Ogni aspetto della vita umana a cominciare dall’atto riproduttivo è gestito e controllato dalla Macchina che funziona per evitare all’uomo, mettendolo così al riparo dall’ambiente della superficie terrestre ormai inospitale, di spostarsi, di incontrare i propri simili: “la gente evitava ogni contatto fisico. Era una consuetudine che i progressi della Macchina avevano reso ormai obsoleta”. Anche l’esperienza diretta della realtà era stata superata poiché bisognava tenersi “lontani dalle idee di prima mano” dato che “non esistono idee di prima mano.
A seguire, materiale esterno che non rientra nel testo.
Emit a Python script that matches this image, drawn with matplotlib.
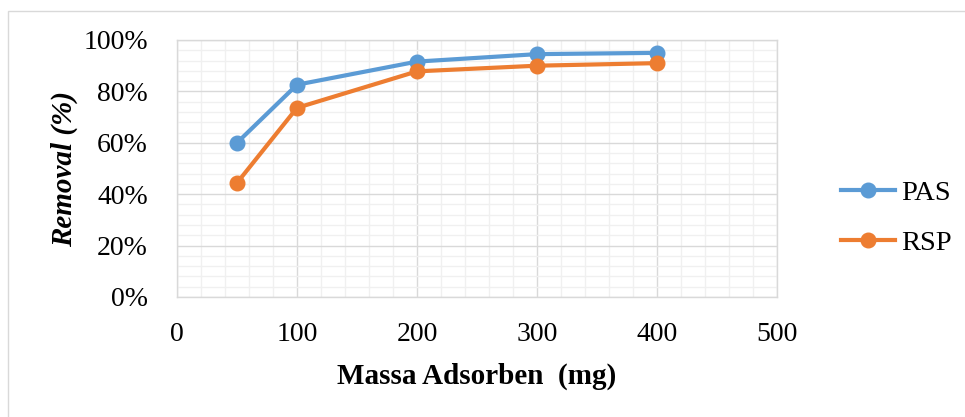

Non sono altro che sensazioni fisiche prodotte da amore e timore, e su basi tanto rozze chi mai potrebbe edificare un sistema filosofico?”
L’abolizione dell’amore e del timore era a garanzia della sicurezza e della conoscenza dei nuovi esseri umani sepolti vivi a vivere una vita di riflessi, indiretta, mediata dalla Macchina. Gli unici scambi di conoscenze avvenivano – dato che anche “la goffa consuetudine dei congressi e dei seminari era stata ormai abbandonata da tempo” – standosene seduti nelle proprie poltrone, sempre all’interno delle celle esagonali impilate l’una sull’altra sottoterra, argomentando temi concordati mentre gli ascoltatori a cui ci si rivolgeva, anch’essi in poltrona, udivano e vedevano “assai distintamente” le parole e le immagini di chi stava parlando. Così anche “la scienza si ritirò nel sottosuolo del pianeta, per concentrarsi ormai soltanto [paradossalmente] su problemi che era sicura di poter risolvere”.
L’esperienza diretta dello spazio era stata dichiarata illegale tanto da venire punita con la “Cacciata” dal sistema della Macchina. La vita trascorsa, per intero o fino a quando non veniva accordata l’eutanasia a chi la richiedeva, nelle celle interrate aveva fatto perdere agli uomini la percezione dello spazio. L’apparato muscolare atrofizzato dei corpi isolati e interrati non era più capace di misurare lo spazio. L’uomo che avrebbe dovuto essere la misura di tutto e soprattutto dello spazio aveva perso la capacità di percepirne la dimensione. Mentre il tempo, paradossalmente, era diventato importantissimo. L’umanità, privata dello spazio, si concentrava solo sul tempo che però non misurava più seguendo il movimento del sole e degli astri o il trascorrere delle stagioni da cui si era emancipata, ma utilizzando gli “apparati” stessi della Macchina, tra tutti l’“apparato del sonno” e della comunicazione.
“Ma infine venne il giorno in cui, senza il benché minimo preavviso, senza alcun indizio che facesse presagire l’esaurimento, l’intero sistema delle comunicazioni collassò in tutto il mondo, e il mondo così come loro lo conoscevano ebbe termine”.
Così “La Macchina si ferma” e con essa quegli umani che “dovettero piuttosto assoggettarsi a una qualche irresistibile esigenza che nessuno sapeva donde avesse avuto origine e che, quando fu soddisfatta, venne rimpiazzata da un’esigenza nuova ma altrettanto irresistibile”. Il pensiero di Emanuele Severino sull’attuale progresso tecnologico non solo viene preconizzato nel racconto di Forster ma è anche anticipato con un fraseggiare assai simile a quello del filosofo. Quella Macchina incontestabile, pena la cacciata dal sistema, infatti “veniva servita in maniera sempre più efficiente e sempre meno intelligente” fino al momento in cui “l’umanità, nella sua ricerca di agio a tutti i costi, aveva superato se stessa. Aveva sfruttato troppo le ricchezze della natura” e ora “tranquilla e beata stava sprofondandosi nella decadenza, e la parola progresso significava ormai soltanto progresso della Macchina”.
E cosa accadrebbe se una sì fatta Macchina non si dovesse mai fermare? Quali sarebbero le conseguenze dell’eternità della Macchina che nel racconto di Forster ha sostituito ogni divinità e che si è alimentata delle vite degli umani che l’hanno creata?
Una risposta certa a queste domande conclusive di una recensione forse troppo allarmata non è, ahimè, nota. Ciononostante la realtà in cui sono immerso, mentre scrivo, offre ulteriori simmetrie rispetto alla finzione del racconto. A chi ora vorrà leggere per intero “La macchina si ferma” l’amaro divertimento di coglierle.